These past few months, we’ve looked at the lives and careers of a 24-year-old who became a legend (James Dean), a movie star turned activist and environmentalist (Marlon Brando), and a successful African-American actress, singer, and civil rights advocate (Lena Horne). The Old Hollywood Spotlight series has been pretty interesting, don’t you think?

This month I am happy to share with you the story of Toshirô Mifune, a world-famous Japanese actor who became the ideal image of a samurai and who was recently honored with a star on the Hollywood Walk of Fame this past November.

Although he was from Tsingtao, China, Mifune became a Japanese actor who reached worldwide success during his time. Born on April 1, 1920, the soon-to-be-actor was the child of Japanese parents. His father was an importer and commercial photographer, and he allowed his son to work with him in the studio until he graduated from middle school. At age 20, Mifune was drafted into the Japanese Army, and he enlisted in the Air Force’s Aerial Photography Unit during World War II. There he took sky-high photos of enemy grounds, and later in the war he took portrait photos of young pilots before they flew to their kamikaze missions. toshiro-mifune

After the war, the 27-year-old Mifune searched for a job as a photographer and applied at the Toho Studios in Japan. His application was accidentally sent to the acting department, and he ended up auditioning and being cast in two 1947 films: Snow Trail – a film written by Akira Kurosawa for director Senkichi Taniguchi – and These Foolish Times II. A year later, Mifune met Kurosawa with whom the two became “the most prominent actor-director pairing in all Japanese cinema.” There are 16 Mifune-Kurosawa films, and most of them have become worldwide classics, making Mifune the most famous Japanese actor in the world. The first of these Mifune and Kurosawa films was  Drunken Angel (1948), and others included Rashomon (1950), Beyond Love and Hate (1951), Seven Samurai (1954), and their last collaboration, Red Beard (1965).

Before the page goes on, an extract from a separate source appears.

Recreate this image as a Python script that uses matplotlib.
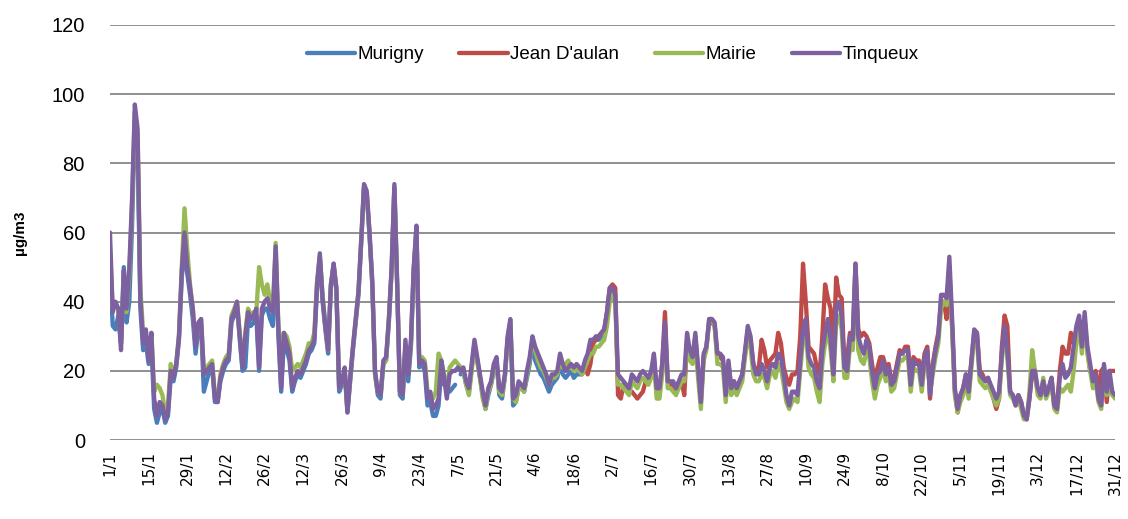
import matplotlib.pyplot as plt
import numpy as np

###########################
# Données (µg/m3, journalier)
###########################

nan = np.nan

tick_labels = ["1/1", "15/1", "29/1", "12/2", "26/2", "12/3", "26/3", "9/4", "23/4",
               "7/5", "21/5", "4/6", "18/6", "2/7", "16/7", "30/7", "13/8", "27/8",
               "10/9", "24/9", "8/10", "22/10", "5/11", "19/11", "3/12", "17/12", "31/12"]

tinqueux = [
    60, 37, 40, 38, 26, 49, 38, 50, 70, 97,
    90, 41, 28, 32, 23, 31, 12, 7, 11, 10,
    6, 8, 20, 18, 22, 30, 49, 60, 50, 44,
    38, 27, 34, 35, 19, 20, 21, 22, 12, 11,
    18, 21, 23, 24, 35, 37, 40, 30, 21, 30,
    37, 35, 36, 38, 21, 38, 40, 41, 38, 37,
    56, 32, 15, 31, 28, 25, 15, 18, 20, 19,
    21, 23, 26, 27, 29, 45, 54, 41, 33, 26,
    45, 51, 44, 15, 17, 21, 8, 18, 27, 35,
    43, 58, 74, 72, 60, 46, 20, 14, 13, 23,
    24, 35, 50, 74, 46, 14, 13, 29, 19, 29,
    50, 62, 22, 23, 22, 12, 14, 9, 10, 12,
    23, 18, 12, 19, 20, 20, 21, 20, 21, 17,
    15, 22, 29, 24, 19, 14, 10, 15, 17, 22,
    24, 15, 14, 19, 30, 35, 12, 13, 17, 16,
    15, 20, 24, 30, 27, 25, 23, 21, 19, 16,
    19, 19, 20, 25, 22, 20, 21, 22, 21, 22,
    21, 20, 23, 25, 29, 29, 30, 30, 31, 32,
    37, 44, 44, 42, 19, 18, 17, 16, 15, 19,
    18, 17, 19, 20, 19, 18, 20, 25, 15, 15,
    22, 34, 17, 17, 17, 15, 17, 19, 19, 31,
    26, 24, 31, 21, 11, 25, 27, 35, 35, 34,
    25, 25, 24, 13, 23, 15, 17, 15, 17, 19,
    26, 33, 30, 22, 19, 19, 22, 20, 17, 21,
    22, 21, 25, 24, 19, 13, 10, 14, 14, 13,
    23, 32, 35, 24, 22, 21, 17, 15, 26, 31,
    35, 29, 19, 38, 40, 36, 21, 20, 30, 29,
    51, 30, 27, 25, 29, 27, 20, 15, 19, 20,
    23, 19, 21, 16, 17, 21, 25, 25, 26, 26,
    16, 23, 22, 22, 16, 24, 26, 13, 21, 26,
    30, 42, 42, 41, 53, 35, 15, 9, 13, 15,
    19, 14, 23, 32, 31, 19, 18, 17, 18, 16,
    14, 12, 14, 25, 33, 26, 14, 13, 10, 13,
    11, 7, 6, 12, 20, 20, 15, 13, 17, 13,
    15, 18, 10, 9, 18, 22, 18, 19, 21, 27,
    33, 36, 27, 37, 27, 22, 17, 19, 12, 10,
    22, 14, 20, 14, 13,
]

mairie = [
    55, 38, 39, 38, 28, 46, 37, 48, 68, 95,
    88, 44, 31, 31, 25, 31, 14, 16, 15, 13,
    8, 10, 22, 19, 22, 31, 50, 67, 55, 45,
    38, 28, 33, 35, 20, 21, 22, 23, 13, 12,
    19, 22, 24, 25, 36, 38, 40, 31, 22, 31,
    38, 36, 37, 37, 50, 45, 42, 45, 40, 38,
    57, 33, 26, 31, 30, 27, 20, 21, 22, 21,
    23, 25, 28, 28, 31, 46, 53, 42, 33, 26,
    45, 50, 44, 15, 17, 20, 9, 18, 27, 35,
    43, 58, 73, 71, 60, 45, 19, 14, 13, 22,
    23, 35, 49, 73, 45, 14, 13, 27, 20, 28,
    49, 61, 23, 24, 23, 14, 13, 12, 14, 25,
    23, 19, 13, 21, 22, 23, 22, 21, 20, 16,
    13, 20, 27, 23, 18, 12, 9, 14, 16, 21,
    22, 14, 13, 18, 29, 34, 12, 11, 15, 15,
    14, 19, 23, 29, 26, 23, 21, 20, 18, 16,
    18, 18, 19, 23, 21, 22, 23, 21, 20, 21,
    20, 19, 21, 23, 25, 25, 27, 27, 28, 29,
    33, 40, 42, 40, 16, 16, 15, 14, 13, 17,
    16, 15, 17, 18, 17, 16, 18, 22, 12, 12,
    19, 31, 15, 15, 14, 13, 15, 17, 17, 28,
    23, 22, 28, 18, 9, 23, 26, 35, 35, 33,
    22, 22, 21, 11, 20, 13, 15, 13, 15, 17,
    24, 30, 27, 19, 17, 17, 19, 18, 15, 19,
    20, 18, 22, 21, 16, 11, 9, 11, 12, 11,
    20, 29, 32, 21, 19, 18, 14, 11, 22, 28,
    32, 26, 17, 34, 36, 32, 18, 18, 27, 26,
    48, 26, 23, 22, 26, 24, 17, 12, 16, 18,
    21, 17, 19, 14, 15, 19, 23, 23, 24, 24,
    14, 21, 20, 20, 14, 22, 24, 14, 19, 24,
    28, 38, 40, 39, 50, 32, 13, 8, 11, 13,
    17, 12, 21, 30, 29, 17, 16, 15, 16, 14,
    12, 10, 12, 23, 31, 24, 13, 12, 10, 12,
    9, 6, 6, 14, 26, 20, 13, 12, 18, 12,
    14, 16, 9, 8, 15, 14, 15, 16, 14, 20,
    28, 33, 25, 35, 25, 20, 15, 17, 11, 9,
    20, 13, 18, 13, 12,
]

# Murigny : mesures jusqu'au 30/6 seulement
murigny = [
    48, 33, 32, 36, 28, 50, 34, 40, 62, 92,
    85, 38, 26, 28, 22, 28, 9, 5, 8, 9,
    5, 7, 18, 17, 21, 29, 47, 55, 48, 42,
    35, 25, 32, 33, 14, 17, 20, 21, 11, 11,
    17, 20, 22, 23, 34, 36, 39, 29, 20, 21,
    35, 33, 34, 36, 20, 36, 38, 38, 35, 33,
    54, 30, 14, 29, 26, 23, 14, 17, 19, 18,
    20, 22, 25, 26, 28, 44, 53, 40, 32, 25,
    44, 51, 43, 14, 16, 20, 8, 17, 26, 34,
    42, 57, 73, 71, 59, 45, 19, 13, 12, 22,
    23, 34, 49, 73, 45, 13, 12, 27, 17, 27,
    49, 61, 21, 22, 20, 10, 11, 7, 7, 10,
    21, 16, nan, 14, 15, 16, nan, 19, 20, 16,
    14, 21, 28, 23, 18, 13, 9, 13, 16, 20,
    23, 13, 12, 18, 29, 34, 10, 11, 15, 15,
    14, 18, 22, 28, 23, 21, 19, 18, 16, 14,
    16, 17, 18, 22, 19, 18, 19, 20, 18, 19,
    19, 19, 22, 24, 28, 29, 29, 29, 30, 31,
    36, 43,
] + [nan] * 183

# Jean D'aulan : mesures à partir du 22/6
jean_daulan = [nan] * 172 + [
    22, 19, 22, 28, 29, 30, 31, 32,
    37, 44, 45, 44, 13, 12, 16, 15, 14, 14,
    13, 12, 13, 14, 17, 17, 19, 24, 14, 14,
    22, 37, 17, 16, 16, 14, 16, 17, 13, 29,
    25, 23, 30, 20, 11, 24, 27, 34, 34, 33,
    24, 24, 23, 14, 22, 15, 17, 15, 17, 19,
    25, 32, 29, 22, 20, 21, 29, 26, 21, 23,
    24, 25, 31, 28, 21, 18, 16, 19, 19, 20,
    30, 51, 40, 27, 26, 25, 21, 19, 30, 45,
    41, 38, 23, 47, 42, 41, 21, 24, 31, 30,
    51, 32, 30, 31, 30, 28, 22, 17, 21, 24,
    24, 21, 22, 17, 18, 22, 26, 25, 27, 27,
    17, 24, 23, 23, 18, 25, 27, 12, 22, 27,
    31, 40, 40, 35, 48, 33, 14, 8, 13, 15,
    19, 15, 23, 31, 31, 20, 19, 17, 18, 15,
    12, 9, 12, 27, 36, 33, 14, 13, 11, 13,
    11, 7, 6, 12, 20, 19, 14, 13, 17, 14,
    15, 18, 10, 10, 20, 27, 25, 25, 31, 28,
    32, 34, 34, 33, 26, 20, 18, 20, 13, 20,
    21, 11, 20, 20, 20,
]

jours = np.arange(len(tinqueux))

###########################
# Tracé
###########################

plt.rcParams['font.family'] = ['Liberation Sans Narrow', 'Liberation Sans', 'DejaVu Sans']

fig = plt.figure(figsize=(11.28, 5.19), dpi=100)
ax = fig.add_axes([0.0975, 0.152, 0.891, 0.8])

series = [
    ("Murigny", murigny, "#4A7EBB"),
    ("Jean D'aulan", jean_daulan, "#BE4B48"),
    ("Mairie", mairie, "#98B954"),
    ("Tinqueux", tinqueux, "#7D60A0"),
]
for nom, valeurs, couleur in series:
    ax.plot(jours, np.array(valeurs, dtype=float), color=couleur, lw=3.1,
            label=nom, solid_joinstyle="round", solid_capstyle="round")

ax.set_xlim(0, 364)
ax.set_ylim(0, 120)
ax.set_yticks(range(0, 121, 20))
ax.set_xticks(range(0, 365, 14))
ax.set_xticklabels(tick_labels, rotation=90, fontsize=11, family="DejaVu Sans")
ax.tick_params(axis="y", labelsize=14.5, length=0, pad=18)
ax.tick_params(axis="x", length=0, pad=8)
ax.grid(axis="y", color="#878787", lw=1.3)
ax.set_axisbelow(True)
for s in ax.spines.values():
    s.set_visible(False)

ax.set_ylabel("µg/m3", fontsize=11, fontweight="bold", labelpad=18)

ax.legend(loc="center", bbox_to_anchor=(0.5, 0.928), ncol=4, frameon=False,
          fontsize=13.5, handlelength=2.6, columnspacing=1.9, handletextpad=0.1)

fig.savefig("out.png", dpi=100)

The duo’s work also inspired American cinema; for instance, The Hidden Fortress (1958) influenced George Lucas’s Star Wars, and Yojimbo (1961) was remade into Clint Eastwood’s Fistful of Dollars (1964).

Mifune began his international movie career when he appeared in the 1962 Mexican film The Important Man, which was nominated for an Academy Award for Best Foreign Picture. Other non-Japanese films Mifune acted in include John Frankenheimer’s Grand Prix (1966), Hell in the Pacific (1968), 1941 (1979) directed by Steven Spielberg, and Red Sun (1971), co-starring Alain Delon and Charles Bronson.

Mifune was known not only for his acting but also for his hardworking personality. Always the first one to arrive on movie sets and completely prepared to act, his work contributed to the rise of post-war Japan and gave hope to its citizens through his movies.

Mifune excelled in action roles, but he could also act the “intricate and subtle” roles, including Hiroshi Inagaki’s Oscar-winning Samurai Trilogy and Masaki Kobayashi’s Samurai Rebellion (1967). Mifune was named Best Actor at the Venice Film Festival twice: the first for his role in Yojimbo and the second for Red Beard. Between those recognitions, he started his own production company in 1963, and eventually he directed the movie 500,000 and produced 15 others, including the 1969 films Samurai Banners and Red Lion.

In 1980, he gained new fame with the American TV miniseries Shogun, and he made guest appearances in TV shows and TV movies. In 1986, he was honored with the Purple Ribbon Award, and in 1993 he received the Sacred Treasure Award from the Japanese government. He also received an honor for heroism in the 1950s from the police authorities when he rescued civilians who were stranded in a flood with his private boat. In his final years, Mifune lived with Alzheimer’s Disease, and in 1997 he died of organ failure, just a few months before the death of his movie-duo partner, Akira Kurosawa.

When Toshirô Mifune was recently honored with a Hollywood Star, his grandson accepted it on his behalf. Fans can visit the 2,594th star as they stroll through the Walk of Fame in Los Angeles, California.